Connection configuration reference
Install package: soda-redshift
data_source my_datasource_name:
type: redshift
host: 127.0.0.1
username: simple
password: simple_pass
database: soda
schema: public
access_key_id: ${KEY_ID}
secret_access_key: ${ACCESS_KEY}
role_arn: arn:aws:ec2:us-east-1:123456789012:instance/i-012abcd34exxx56
region: us-east-1
Property | Required | Notes |
---|---|---|
type | required | Identify the type of data source for Soda. |
host | required | Provide a host identifier. |
username | required | If you provide a value for username and password , the connection ignores cluster credentials. |
password | required | As above. |
database | required | Provide an idenfier for your database. |
schema | required | Provide an identifier for the schema in which your dataset exists. |
access_key_id | required 1 | Consider using system variables to retrieve this value securely. |
secret_access_key | required 1 | Consider using system variables to retrieve this value securely. |
role_arn | optional 1 | Provide an Amazon Resource Name, which is a string that identifies an AWS resource such as an S3 bucket or EC2 instance. Learn how to find your arn. |
region | optional | Provide an identifier for your geographic area. |
session_token | optional | Add a session Token to use for authentication and authorization. |
profile_name | optional | Specify the profile Name from local AWS configuration to use for authentication and authorization. |
1 access_key_id
and secret_access_key
are required parameters to obtain an authentication token from Amazon Athena or Redshift. You can provide these key values in the configuration file or as environment variables.

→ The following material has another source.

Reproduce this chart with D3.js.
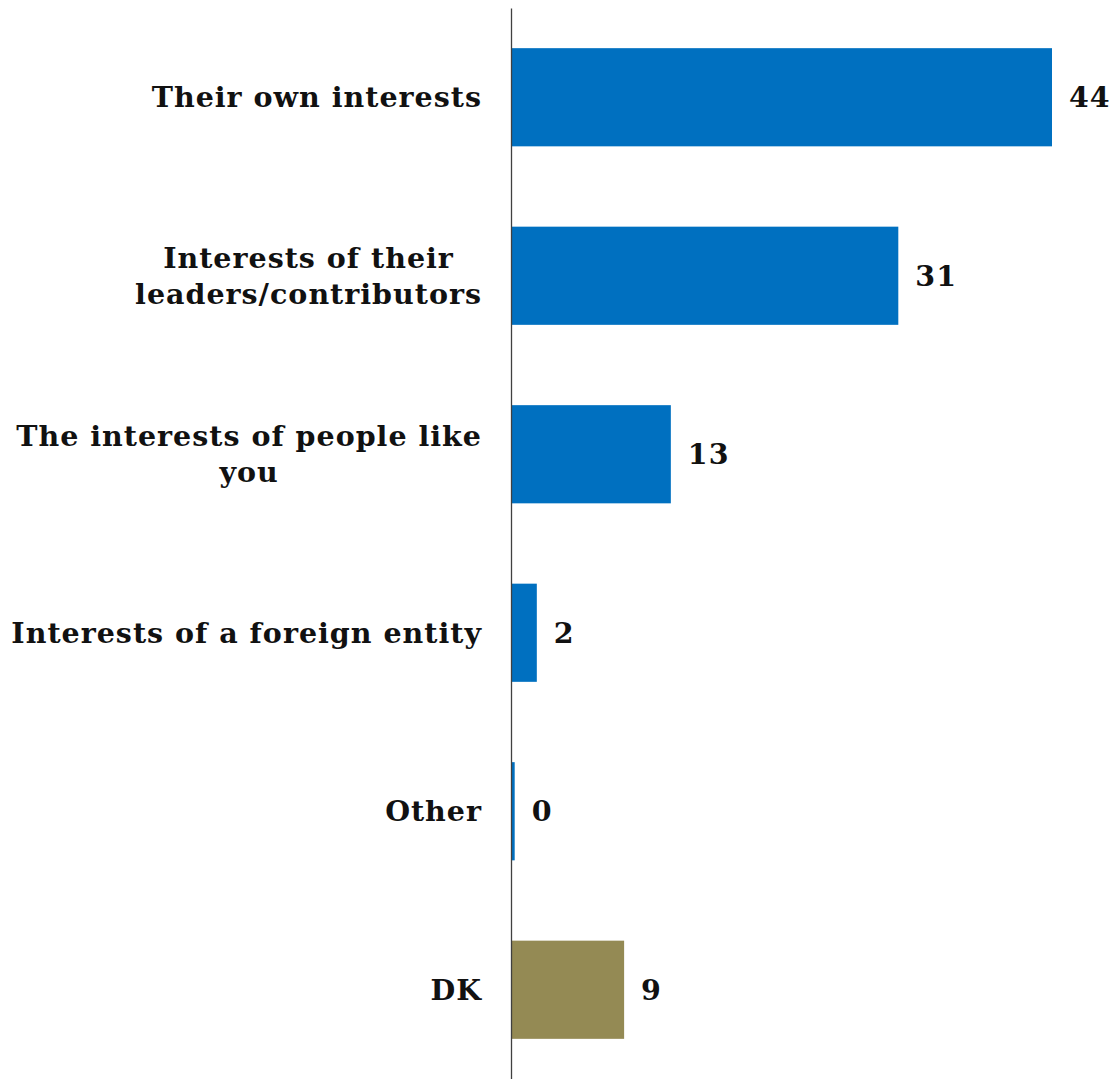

You may add the optional role_arn
parameter which first authenticates with the access keys, then uses the role to access temporary tokens that allow for authentication. Depending on your Athena or Redshift setup, you may be able to use only the role_arn
to authenticate, though Athena still must access the keys from a config file or environment variables. See AWS Boto3 documentation for details on the progressive steps it takes to access the credentials it needs to authenticate.
Some users who access their Athena or Redshift data source via a self-hosted Soda Agent deployed in a Kubernetes cluster have reported that they can use IAM roles for Service Accounts to authenticatate, as long as the IAM role that the Kubernetes pod has from the Kubernetes Service Account has the permissions to access Athena or Redshift. See Enable IAM Roles for Service Accounts (IRSA) on the EKS cluster.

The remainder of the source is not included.